By BOB FLISS, Charlotte Sun-Herald Newspaper. Reprinted with permission.
Let’s play … name that real estate project!
Everybody needs a little racket on the side, so I am hereby announcing my availability as a “nomenclature consultant” to the real estate industry.
While it’s easy to take potshots at “Florida Mediterranean,” it’s sure an improvement over the concrete boxes that dominated the Miami of my childhood. We’re talking the architectural equivalent of Cream of Wheat.
By comparison, even your most basic “two columns and an arch” Florida Med house is a tasty piece of Italian rum cake — with the customary barrel tile roof as frosting.
Picking the right name for a real estate product is just another part of a total design package. My contention is that authentic Italian names for every street and home model will enhance the marketability of any Florida Med project.
By way of illustration, let me pick on an expensive gated community in Fort Myers. Grandezza is a project of Stock Development, the Naples firm that recently got the contract to build Murdock Village.
Pulling a brochure from my “stack of Stock,” I come up with a subdivision called Saraceno. Kind of a depressing start, considering that Saracen pirates conducted slave-and-plunder raids on Italy for centuries before Pope Urban II called the Crusades in 1095
Inside this brochure, we have several home models — including the Bella, the Capri, and the Napoli. Definitely Italian, but mass-market Italian, sort of like a Fiat assembly line.
Moving on, I see some more interesting choices, including the Lugano and the Bari.

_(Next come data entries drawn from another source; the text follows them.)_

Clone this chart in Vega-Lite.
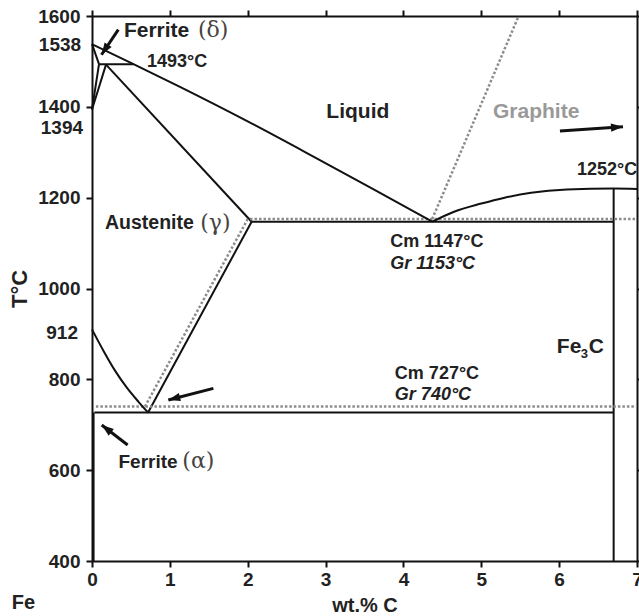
{
  "$schema": "https://vega.github.io/schema/vega-lite/v6.json",
  "width": 545,
  "height": 545,
  "autosize": {"type": "none"},
  "padding": {"left": 92, "top": 16, "right": 2, "bottom": 55},
  "background": "white",
  "config": {
    "view": {"stroke": null},
    "font": "Liberation Sans",
    "axis": {
      "domainColor": "#111",
      "domainWidth": 2,
      "tickColor": "#111",
      "tickWidth": 2,
      "tickSize": 6,
      "grid": false,
      "labelFont": "Liberation Sans",
      "labelFontWeight": "bold",
      "labelFontSize": 19,
      "labelColor": "#222",
      "labelOverlap": false,
      "titleFont": "Liberation Sans",
      "titleFontWeight": "bold",
      "titleColor": "#222"
    }
  },
  "datasets": {
    "solid": [
      {"x": 0.18, "T": 1493, "x2": 2.05, "T2": 1147},
      {"x": 0.09, "T": 1494, "x2": 0.53, "T2": 1494},
      {"x": 0, "T": 1538, "x2": 0.09, "T2": 1494},
      {"x": 0, "T": 1394, "x2": 0.09, "T2": 1494},
      {"x": 0, "T": 1394, "x2": 0.18, "T2": 1493},
      {"x": 2.05, "T": 1147, "x2": 6.7, "T2": 1147},
      {"x": 0.72, "T": 727, "x2": 2.05, "T2": 1147},
      {"x": 0.03, "T": 727, "x2": 6.7, "T2": 727},
      {"x": 6.7, "T": 400, "x2": 6.7, "T2": 1220},
      {"x": 0.02, "T": 400, "x2": 0.02, "T2": 727}
    ],
    "dotted": [
      {"x": 4.37, "T": 1153, "x2": 5.48, "T2": 1600},
      {"x": 2.03, "T": 1153, "x2": 7, "T2": 1153},
      {"x": 0.68, "T": 740, "x2": 2.0, "T2": 1153},
      {"x": 0.05, "T": 740, "x2": 7, "T2": 740}
    ],
    "curves": [
      {"id": "liq", "o": 1, "x": 0, "T": 1538},
      {"id": "liq", "o": 2, "x": 0.5, "T": 1497},
      {"id": "liq", "o": 3, "x": 1.13, "T": 1444},
      {"id": "liq", "o": 4, "x": 2.0, "T": 1368},
      {"id": "liq", "o": 5, "x": 2.85, "T": 1290},
      {"id": "liq", "o": 6, "x": 3.6, "T": 1220},
      {"id": "liq", "o": 7, "x": 4.37, "T": 1147},
      {"id": "a3", "o": 1, "x": 0, "T": 910},
      {"id": "a3", "o": 2, "x": 0.15, "T": 862},
      {"id": "a3", "o": 3, "x": 0.3, "T": 818},
      {"id": "a3", "o": 4, "x": 0.45, "T": 781},
      {"id": "a3", "o": 5, "x": 0.6, "T": 750},
      {"id": "a3", "o": 6, "x": 0.72, "T": 727},
      {"id": "cm", "o": 1, "x": 4.37, "T": 1147},
      {"id": "cm", "o": 2, "x": 4.65, "T": 1169},
      {"id": "cm", "o": 3, "x": 5.0, "T": 1187},
      {"id": "cm", "o": 4, "x": 5.3, "T": 1200},
      {"id": "cm", "o": 5, "x": 5.64, "T": 1211},
      {"id": "cm", "o": 6, "x": 6.1, "T": 1218},
      {"id": "cm", "o": 7, "x": 6.7, "T": 1220},
      {"id": "cm", "o": 8, "x": 7, "T": 1219}
    ],
    "arrows": [
      {"name": "delta", "x": 0.338, "T": 1570, "x2": 0.122, "T2": 1514.6},
      {"name": "acm", "x": 1.559, "T": 780, "x2": 0.98, "T2": 754.5},
      {"name": "alpha", "x": 0.458, "T": 655.4, "x2": 0.125, "T2": 699.4},
      {"name": "graphite", "x": 6.01, "T": 1347, "x2": 6.82, "T2": 1356}
    ],
    "labels": [
      {"g": "big", "text": "Ferrite", "x": 0.41, "T": 1554},
      {"g": "big", "text": "Liquid", "x": 3.01, "T": 1375},
      {"g": "temp", "text": "1493°C", "x": 0.706, "T": 1487},
      {"g": "temp", "text": "1252°C", "x": 6.23, "T": 1249.5},
      {"g": "temp", "text": "Cm 1147°C", "x": 3.83, "T": 1091},
      {"g": "temp", "text": "Cm 727°C", "x": 3.89, "T": 800},
      {"g": "ital", "text": "Gr  1153°C", "x": 3.83, "T": 1044},
      {"g": "ital", "text": "Gr  740°C", "x": 3.89, "T": 754.5},
      {"g": "gray", "text": "Graphite", "x": 5.15, "T": 1376},
      {"g": "mid", "text": "Austenite", "x": 0.167, "T": 1144},
      {"g": "alpha", "text": "Ferrite", "x": 0.34, "T": 605},
      {"g": "greek", "text": "(δ)", "x": 1.36, "T": 1554},
      {"g": "greek", "text": "(α)", "x": 1.16, "T": 605},
      {"g": "greekmid", "text": "(γ)", "x": 1.39, "T": 1144},
      {"g": "fe", "text": "Fe", "x": 5.97, "T": 857},
      {"g": "sub", "text": "3", "x": 5.97, "T": 857},
      {"g": "c", "text": "C", "x": 5.97, "T": 857},
      {"g": "ylab", "text": "1538", "x": -0.14, "T": 1537},
      {"g": "ylab", "text": "1394", "x": -0.115, "T": 1353},
      {"g": "ylab", "text": "912", "x": -0.18, "T": 901},
      {"g": "fe0", "text": "Fe", "x": -1.03, "T": 308}
    ]
  },
  "encoding": {
    "x": {"field": "x", "type": "quantitative", "scale": {"domain": [0, 7], "nice": false, "zero": false}, "axis": null},
    "y": {"field": "T", "type": "quantitative", "scale": {"domain": [400, 1600], "nice": false, "zero": false}, "axis": null}
  },
  "resolve": {"axis": {"x": "independent", "y": "independent"}},
  "layer": [
    {
      "data": {"name": "solid"},
      "mark": {"type": "rule", "color": "#111", "strokeWidth": 2},
      "encoding": {
        "x": {"field": "x", "type": "quantitative", "scale": {"domain": [0, 7], "nice": false, "zero": false},
          "axis": {"orient": "bottom", "values": [0, 1, 2, 3, 4, 5, 6, 7], "format": "d", "title": "wt.% C", "titleFontSize": 20, "titlePadding": 6, "labelPadding": 3, "labelFlush": false}},
        "y": {"field": "T", "type": "quantitative", "scale": {"domain": [400, 1600], "nice": false, "zero": false},
          "axis": {"orient": "left", "values": [400, 600, 800, 1000, 1200, 1400, 1600], "format": "d", "title": "T°C", "titleFontSize": 22, "titlePadding": 6, "labelPadding": 6, "labelFlush": false}},
        "x2": {"field": "x2"},
        "y2": {"field": "T2"}
      }
    },
    {
      "data": {"name": "dotted"},
      "mark": {"type": "rule", "color": "#8c8c8c", "strokeWidth": 2.5, "strokeDash": [2.5, 2]},
      "encoding": {
        "x": {"field": "x", "type": "quantitative", "scale": {"domain": [0, 7], "nice": false, "zero": false},
          "axis": {"orient": "top", "values": [0, 1, 2, 3, 4, 5, 6, 7], "labels": false, "title": null}},
        "y": {"field": "T", "type": "quantitative", "scale": {"domain": [400, 1600], "nice": false, "zero": false},
          "axis": {"orient": "right", "values": [400, 600, 800, 1000, 1200, 1400, 1600], "labels": false, "title": null}},
        "x2": {"field": "x2"},
        "y2": {"field": "T2"}
      }
    },
    {
      "data": {"name": "curves"},
      "mark": {"type": "line", "color": "#111", "strokeWidth": 2, "interpolate": "monotone"},
      "encoding": {
        "detail": {"field": "id"},
        "order": {"field": "o", "type": "quantitative"}
      }
    },
    {
      "data": {"name": "arrows"},
      "mark": {"type": "rule", "color": "#111", "strokeWidth": 3},
      "encoding": {"x2": {"field": "x2"}, "y2": {"field": "T2"}}
    },
    {
      "data": {"name": "arrows"},
      "transform": [{"filter": "datum.name == 'delta'"}],
      "mark": {"type": "point", "shape": "M0,0L0.7,2L-0.7,2Z", "filled": true, "color": "#111", "opacity": 1, "size": 144, "angle": 213.6},
      "encoding": {
        "x": {"field": "x2", "type": "quantitative", "scale": {"domain": [0, 7], "nice": false, "zero": false}, "axis": null},
        "y": {"field": "T2", "type": "quantitative", "scale": {"domain": [400, 1600], "nice": false, "zero": false}, "axis": null}
      }
    },
    {
      "data": {"name": "arrows"},
      "transform": [{"filter": "datum.name == 'acm'"}],
      "mark": {"type": "point", "shape": "M0,0L0.7,2L-0.7,2Z", "filled": true, "color": "#111", "opacity": 1, "size": 144, "angle": 255.4},
      "encoding": {
        "x": {"field": "x2", "type": "quantitative", "scale": {"domain": [0, 7], "nice": false, "zero": false}, "axis": null},
        "y": {"field": "T2", "type": "quantitative", "scale": {"domain": [400, 1600], "nice": false, "zero": false}, "axis": null}
      }
    },
    {
      "data": {"name": "arrows"},
      "transform": [{"filter": "datum.name == 'alpha'"}],
      "mark": {"type": "point", "shape": "M0,0L0.7,2L-0.7,2Z", "filled": true, "color": "#111", "opacity": 1, "size": 144, "angle": 307.6},
      "encoding": {
        "x": {"field": "x2", "type": "quantitative", "scale": {"domain": [0, 7], "nice": false, "zero": false}, "axis": null},
        "y": {"field": "T2", "type": "quantitative", "scale": {"domain": [400, 1600], "nice": false, "zero": false}, "axis": null}
      }
    },
    {
      "data": {"name": "arrows"},
      "transform": [{"filter": "datum.name == 'graphite'"}],
      "mark": {"type": "point", "shape": "M0,0L0.7,2L-0.7,2Z", "filled": true, "color": "#111", "opacity": 1, "size": 144, "angle": 86.4},
      "encoding": {
        "x": {"field": "x2", "type": "quantitative", "scale": {"domain": [0, 7], "nice": false, "zero": false}, "axis": null},
        "y": {"field": "T2", "type": "quantitative", "scale": {"domain": [400, 1600], "nice": false, "zero": false}, "axis": null}
      }
    },
    {
      "data": {"name": "labels"},
      "transform": [{"filter": "datum.g == 'big'"}],
      "mark": {"type": "text", "align": "left", "baseline": "alphabetic", "fontSize": 21, "fontWeight": "bold", "color": "#222", "font": "Liberation Sans"},
      "encoding": {"text": {"field": "text"}}
    },
    {
      "data": {"name": "labels"},
      "transform": [{"filter": "datum.g == 'temp'"}],
      "mark": {"type": "text", "align": "left", "baseline": "alphabetic", "fontSize": 18, "fontWeight": "bold", "color": "#222", "font": "Liberation Sans"},
      "encoding": {"text": {"field": "text"}}
    },
    {
      "data": {"name": "labels"},
      "transform": [{"filter": "datum.g == 'ital'"}],
      "mark": {"type": "text", "align": "left", "baseline": "alphabetic", "fontSize": 18, "fontWeight": "bold", "fontStyle": "italic", "color": "#222", "font": "Liberation Sans"},
      "encoding": {"text": {"field": "text"}}
    },
    {
      "data": {"name": "labels"},
      "transform": [{"filter": "datum.g == 'gray'"}],
      "mark": {"type": "text", "align": "left", "baseline": "alphabetic", "fontSize": 21, "fontWeight": "bold", "color": "#999", "font": "Liberation Sans"},
      "encoding": {"text": {"field": "text"}}
    },
    {
      "data": {"name": "labels"},
      "transform": [{"filter": "datum.g == 'mid'"}],
      "mark": {"type": "text", "align": "left", "baseline": "middle", "fontSize": 19.5, "fontWeight": "bold", "color": "#222", "font": "Liberation Sans"},
      "encoding": {"text": {"field": "text"}}
    },
    {
      "data": {"name": "labels"},
      "transform": [{"filter": "datum.g == 'alpha'"}],
      "mark": {"type": "text", "align": "left", "baseline": "alphabetic", "fontSize": 19, "fontWeight": "bold", "color": "#222", "font": "Liberation Sans"},
      "encoding": {"text": {"field": "text"}}
    },
    {
      "data": {"name": "labels"},
      "transform": [{"filter": "datum.g == 'greek'"}],
      "mark": {"type": "text", "align": "left", "baseline": "alphabetic", "fontSize": 22, "color": "#444", "font": "DejaVu Serif"},
      "encoding": {"text": {"field": "text"}}
    },
    {
      "data": {"name": "labels"},
      "transform": [{"filter": "datum.g == 'greekmid'"}],
      "mark": {"type": "text", "align": "left", "baseline": "middle", "fontSize": 22, "color": "#444", "font": "DejaVu Serif"},
      "encoding": {"text": {"field": "text"}}
    },
    {
      "data": {"name": "labels"},
      "transform": [{"filter": "datum.g == 'fe'"}],
      "mark": {"type": "text", "align": "left", "baseline": "alphabetic", "fontSize": 21, "fontWeight": "bold", "color": "#222", "font": "Liberation Sans"},
      "encoding": {"text": {"field": "text"}}
    },
    {
      "data": {"name": "labels"},
      "transform": [{"filter": "datum.g == 'sub'"}],
      "mark": {"type": "text", "align": "left", "baseline": "alphabetic", "fontSize": 13, "fontWeight": "bold", "color": "#222", "font": "Liberation Sans", "dx": 24, "dy": 5},
      "encoding": {"text": {"field": "text"}}
    },
    {
      "data": {"name": "labels"},
      "transform": [{"filter": "datum.g == 'c'"}],
      "mark": {"type": "text", "align": "left", "baseline": "alphabetic", "fontSize": 21, "fontWeight": "bold", "color": "#222", "font": "Liberation Sans", "dx": 32},
      "encoding": {"text": {"field": "text"}}
    },
    {
      "data": {"name": "labels"},
      "transform": [{"filter": "datum.g == 'ylab'"}],
      "mark": {"type": "text", "align": "right", "baseline": "middle", "fontSize": 19, "fontWeight": "bold", "color": "#222", "font": "Liberation Sans"},
      "encoding": {"text": {"field": "text"}}
    },
    {
      "data": {"name": "labels"},
      "transform": [{"filter": "datum.g == 'fe0'"}],
      "mark": {"type": "text", "align": "left", "baseline": "middle", "fontSize": 20, "fontWeight": "bold", "color": "#222", "font": "Liberation Sans"},
      "encoding": {"text": {"field": "text"}}
    }
  ]
}
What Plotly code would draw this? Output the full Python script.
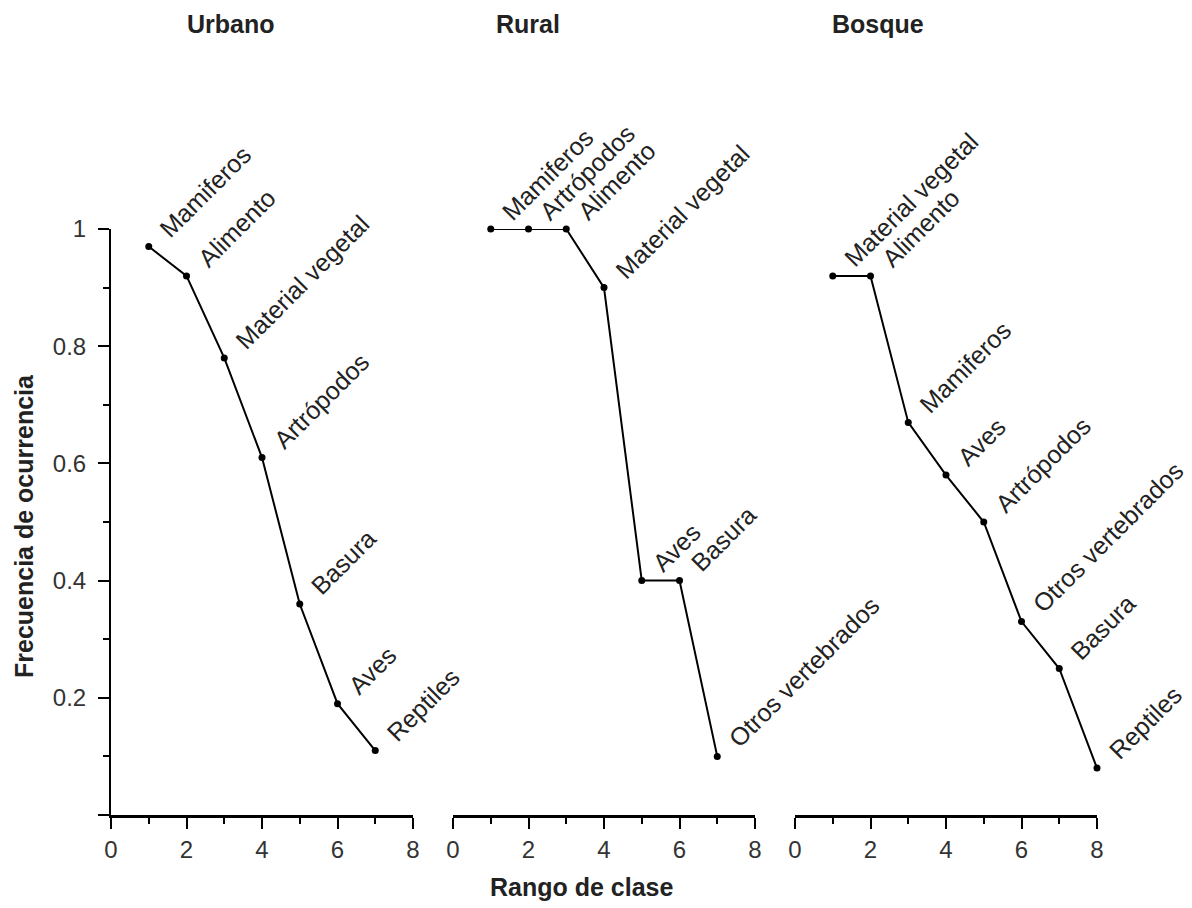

Lugano is actually in the Italianspeaking Swiss canton of Ticino. Bari is the capital of Apulia — the heel of the Italian boot — a big metro area of more than 700,000 people, although not particularly well-known to American tourists.
Finally, my eyes settle on a model called the Vivaldi. I assume the namesake for this design is Antonio Vivaldi, the Venetian composer of “The Four Seasons” — the definitive work in the Sunday brunch classical repertoire. I don’t think they named it after Guido and Ugolino Vivaldi, intrepid Genoese predecessors of Columbus, who sailed off the edge of the Earth, circa 1291.
Now here’s a concept. Name a development after Italian musicians. Start with Vivaldi, of whom it’s said he either composed 600 concertos or composed the same concerto 600 times. Then move on to Domenico Scarlatti, who composed the same harpsichord sonata 500 times. Or Tomaso Albinoni, also a hit on the Sunday brunch circuit for his “Adagio,” which he never actually composed.
Adding a touch of the risque, let’s add Alessandro Stradella, who’s less famous for his compostions than for his numerous extramusical affairs, one of which resulted in him getting whacked in Genoa in 1682.
Italian baroque composers — you read it here, now run with it.